Tais diálogos paralelos entre ambos os personagens trazem ritmo em suas cenas que encantam tanto com o blues tocado no filme e de fato mostram quem são os músicos: aglomerados de histórias e situações que não necessitam serem mostrados, mas trazem emoção na narração dos atores. Na sala única onde estão os residentes, Levee é um jovem que pensa muito mais além do que tocar para a Mãe do Blues e Cutler é o completo oposto, sempre defendendo sua chefe e construindo a personagem como uma entidade, “Só conta o que Ma diz”, ele sempre repete, é a perfeita preparação do espectador para o próximo ato. 

Sempre uma perda triste e chocante de alguém que ainda tinha muito para mostrar, Chadwick Boseman apresenta uma de suas melhores atuações na pele do garoto Green, um jovem com um passado forte que se leva pela intuição e audácia. Em tela, o tolo personagem traz pensamentos às vezes fortes às vezes exagerados que trazem consequências a trama, ele é de uma ousadia que dá ritmo a trama, mas o faz ser um personagem para não ser gostado, todavia, sua audácia que caminha na linha tênue entre perigo e coragem faz a balança de carícias dos personagens mudar quando os conhecemos mais profundamente.

Entrementes, dito e feito, a entrada de Viola Davis em cena é como uma deusa entrando em seu templo, ela é forte, imponente e sabe como dominar o lugar, a combinação perfeita entre atuação, figurino e a poderosa maquiagem. Na tensão que Ma traz em tela, vemos até a paleta de cores mudar, cores quentes dominam o ambiente e aumentam a temperatura, o clima, tanto atmosférico quanto emocional, é quente, a calorosa demonstração do estresse e da pressão que se passam dentro daquele estúdio. A Mãe do Blues aparenta ser de uma exigência extrema ao início, mas nada mais é que uma forte mulher negra que não venderá sua poderosa voz para homens brancos tão banalmente, ela sabe o que precisa fazer para ter o que quer, até porque, no final das contas, A Voz Suprema do Blues é o retrato da triste realidade onde a sociedade negra precisa aprender a sobreviver entre a supremacia branca, cada um a sua maneira. 

É neste ponto que vemos como Levee e Ma são iguais distintos que lutam pelo seu espaço na sociedade branca, na personagem de Davies uma visão mais aprofundada de alguém que já está nesse meio há um tempo e como essa supremacia é tóxica ao ponto de quase apagar a própria personalidade e com Boseman vemos uma mente mais jovem que está no começo desse processo, sofrendo com o baque da injustiça. Interessante como entre esses dois papéis fundamentais na narrativa, Cutler consegue ganhar seu espaço na trama na boa atuação de Colman Domingo como um elo que trabalha entre Ma e Levee numa coerência mútua para ambos os lados, um apaziguador das duas partes. 

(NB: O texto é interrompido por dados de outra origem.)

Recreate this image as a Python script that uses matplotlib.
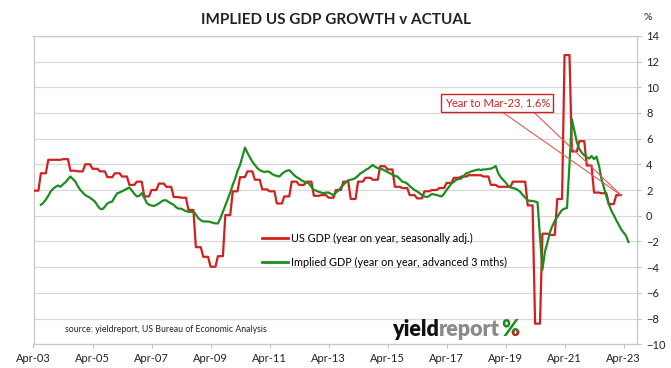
import numpy as np
import pandas as pd
import matplotlib
matplotlib.use("Agg")
import matplotlib.pyplot as plt
import matplotlib.dates as mdates
from matplotlib.transforms import Bbox

plt.rcParams["font.family"] = ["Lato", "DejaVu Sans"]

RED = "#d21f1f"
GREEN = "#1f8c1f"
GRID = "#d9d9d9"
INK = "#222222"

# US GDP, year on year, quarterly (Q2-03 .. Q1-23), shown monthly
gdp_q = [1.95, 3.3, 4.35,
         4.35, 4.4, 3.5, 3.45,
         4.0, 3.65, 3.45, 3.0,
         3.3, 3.05, 2.4, 2.65,
         1.5, 2.0, 2.5, 2.25,
         1.45, 1.4, 0.45, -2.45,
         -3.2, -3.97, -3.15, 0.05,
         1.9, 3.0, 3.45, 2.8,
         2.05, 1.9, 0.95, 1.5,
         2.65, 2.4, 2.65, 1.55,
         1.6, 1.4, 2.0, 2.65,
         1.3, 2.65, 2.95, 2.8,
         3.85, 3.6, 2.25, 2.15,
         1.6, 1.35, 1.9, 2.0,
         2.15, 2.55, 2.95, 3.05,
         3.15, 3.15, 3.05, 2.4,
         2.25, 2.25, 2.65, 2.65,
         0.8, -8.4, -1.4, -1.5,
         1.3, 12.5, 5.0, 5.8,
         3.9, 1.8, 1.75, 0.9,
         1.6]
gdp_dates = pd.date_range("2003-04-01", periods=len(gdp_q) * 3, freq="MS")
gdp = np.repeat(gdp_q, 3)

# implied GDP (advanced 3 months), monthly Jul-03 .. Jun-23
implied = [
    0.85, 1.0, 1.25, 1.55, 1.9, 2.1, 2.25, 2.35, 2.25, 2.45, 2.6, 2.85,
    3.05, 2.85, 2.65, 2.3, 2.0, 1.8, 1.6, 1.5, 1.4, 1.25, 1.1, 0.8,
    0.55, 0.5, 0.7, 0.95, 1.05, 1.1, 1.45, 1.75, 1.8, 1.9, 2.0, 2.1,
    2.2, 1.95, 1.7, 1.5, 1.55, 1.75, 1.4, 1.0, 0.85, 0.8, 0.75, 0.85,
    0.95, 1.1, 1.2, 1.2, 1.05, 0.95, 0.85, 0.65, 0.55, 0.55, 0.45, 0.35,
    0.3, 0.3, 0.3, 0.1, -0.2, -0.35, -0.45, -0.45, -0.45, -0.5, -0.55, -0.6,
    -0.6, -0.2, 0.3, 0.8, 1.3, 1.8, 2.4, 2.9, 3.5, 3.95, 4.6, 5.3,
    4.9, 4.55, 4.2, 3.95, 3.7, 3.55, 3.45, 3.4, 3.45, 3.4, 3.25, 3.15,
    3.1, 3.05, 3.25, 3.4, 3.5, 3.55, 3.35, 3.15, 3.0, 2.9, 2.75, 2.65,
    2.6, 2.5, 2.25, 2.0, 1.95, 1.85, 1.8, 1.75, 1.8, 1.8, 1.7, 1.6,
    1.8, 1.95, 2.2, 2.4, 2.6, 2.75, 2.8, 2.85, 2.95, 3.1, 3.3, 3.4,
    3.55, 3.65, 3.8, 3.95, 3.8, 3.7, 3.65, 3.6, 3.5, 3.4, 3.3, 3.2,
    3.1, 3.05, 2.85, 2.65, 2.6, 2.5, 2.3, 2.15, 2.0, 1.9, 1.75, 1.6,
    1.5, 1.45, 1.55, 1.7, 1.65, 1.6, 1.55, 1.5, 1.7, 2.0, 2.25, 2.5,
    2.65, 2.8, 2.85, 2.9, 3.1, 3.3, 3.35, 3.45, 3.5, 3.55, 3.6, 3.55,
    3.6, 3.6, 3.65, 3.65, 3.75, 3.87, 3.3, 3.0, 2.8, 2.6, 2.35, 2.2,
    2.15, 2.1, 2.0, 1.85, 1.6, 1.4, 1.2, 1.15, 1.15, 1.1, 1.05, -1.6,
    -4.2, -2.8, -2.1, -1.3, -0.8, -0.4, -0.1, 0.2, 0.45, 0.55, 0.6, 4.0,
    7.5, 6.6, 5.7, 5.2, 4.9, 4.7, 4.55, 4.45, 4.65, 4.4, 4.6, 3.9,
    2.9, 2.2, 1.5, 0.9, 0.4, 0.05, -0.35, -0.7, -1.05, -1.3, -1.55, -2.05,
]
implied_dates = pd.date_range("2003-07-01", periods=len(implied), freq="MS")

yticks = np.arange(-10, 15, 2)
xtick_dates = pd.date_range("2003-04-01", "2023-04-01", freq="24MS")

fig = plt.figure(figsize=(6.71, 3.68), dpi=100)
ax = fig.add_axes([33.5 / 671, 1 - 344.2 / 368, 603.5 / 671, 308.4 / 368])

ax.plot(gdp_dates, gdp, color=RED, lw=1.6, zorder=3,
        label="US GDP (year on year, seasonally adj.)")
ax.plot(implied_dates, implied, color=GREEN, lw=1.6, zorder=3,
        label="Implied GDP (year on year, advanced 3 mths)")

ax.set_xlim(pd.Timestamp("2003-04-01"), pd.Timestamp("2023-09-15"))
ax.set_ylim(-10, 14)
ax.set_yticks(yticks)
ax.yaxis.tick_right()
ax.set_xticks(xtick_dates)
ax.xaxis.set_major_formatter(mdates.DateFormatter("%b-%y"))
ax.tick_params(axis="both", labelsize=8, colors="#bfbfbf", labelcolor=INK,
               length=3, width=0.8)
ax.grid(axis="y", color=GRID, lw=0.9)
ax.set_axisbelow(True)
for s in ax.spines.values():
    s.set_color("#c8c8c8")
    s.set_linewidth(0.9)

leg = ax.legend(loc="upper left", bbox_to_anchor=(262 / 671, 1 - 233 / 368),
                bbox_transform=fig.transFigure, frameon=False, fontsize=7.8,
                handlelength=2.4, handletextpad=0.25, labelspacing=1.2,
                borderpad=0, borderaxespad=0)
for line in leg.get_lines():
    line.set_linewidth(2)

# callout for the last actual reading
tip_x, tip_y = gdp_dates[-1], gdp[-1]
for base in ["2019-02-01", "2020-03-01"]:
    ax.plot([pd.Timestamp(base), tip_x], [8.15, tip_y], color="#e35a5a",
            lw=0.8, zorder=4)
ax.text(pd.Timestamp("2018-12-20"), 8.77, f"Year to Mar-23, {tip_y:.1f}%",
        color=RED, fontsize=8, ha="center", va="center", zorder=5,
        bbox=dict(boxstyle="square,pad=0.3", fc="white", ec=RED, lw=1))

fig.text(0.5, 1 - 20 / 368, "IMPLIED US GDP GROWTH v ACTUAL", ha="center",
         va="center", fontsize=11, fontweight="bold", color=INK)
fig.text(648 / 671, 1 - 17 / 368, "%", ha="center", va="center", fontsize=7.5,
         color=INK)
fig.text(65 / 671, 1 - 330 / 368, "source: yieldreport, US Bureau of Economic Analysis",
         ha="left", va="center", fontsize=6.3, color=INK)

# yieldreport logo
t1 = fig.text(392 / 671, 1 - 336 / 368, "yield", ha="left", va="baseline",
              fontsize=15.5, fontweight="heavy", color="#111111")
fig.canvas.draw()
r = fig.canvas.get_renderer()
bb = t1.get_window_extent(r)
t2 = fig.text(bb.x1 / fig.bbox.width, 1 - 336 / 368, "report", ha="left",
              va="baseline", fontsize=15.5, fontweight="heavy", color="#8a8a8a")
bb2 = t2.get_window_extent(r)
pct_x = bb2.x1 / fig.bbox.width + 0.002
fig.text(pct_x, 1 - 336 / 368, "%", ha="left", va="baseline",
         fontsize=15.5, fontweight="heavy", color=GREEN)
p2 = fig.text(pct_x, 1 - 336 / 368, "%", ha="left", va="baseline",
              fontsize=15.5, fontweight="heavy", color="#cc1f1f")
pb = p2.get_window_extent(r)
p2.set_clip_box(Bbox.from_extents(pb.x0 + pb.width * 0.5, pb.y0 - 2,
                                  pb.x1 + 2, pb.y0 + pb.height * 0.45))
p2.set_clip_on(True)

fig.savefig("out.png", dpi=100)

Talvez a única falha de George C. Wolfe em seu filme fique em seus últimos momentos, um final abrupto que entrega com êxito a forte mensagem que o diretor queria passar, mas pouco entrega emoção onde deveria, nunca por erro do elenco mas sim pelo roteiro brusco, um desfecho funcional teatralmente, mas não muito prático no cinema. Sendo este um único ponto a ser discutido, mas quase nada aparente no todo da obra, A Voz Suprema do Blues entrega com louvor seu recado e conta a história onde as pessoas são o mais importante da trama, mesmo com ambientação e narrativa se passando em 1927, a discussão presente nos diálogos é (e espero que não para sempre) atemporal.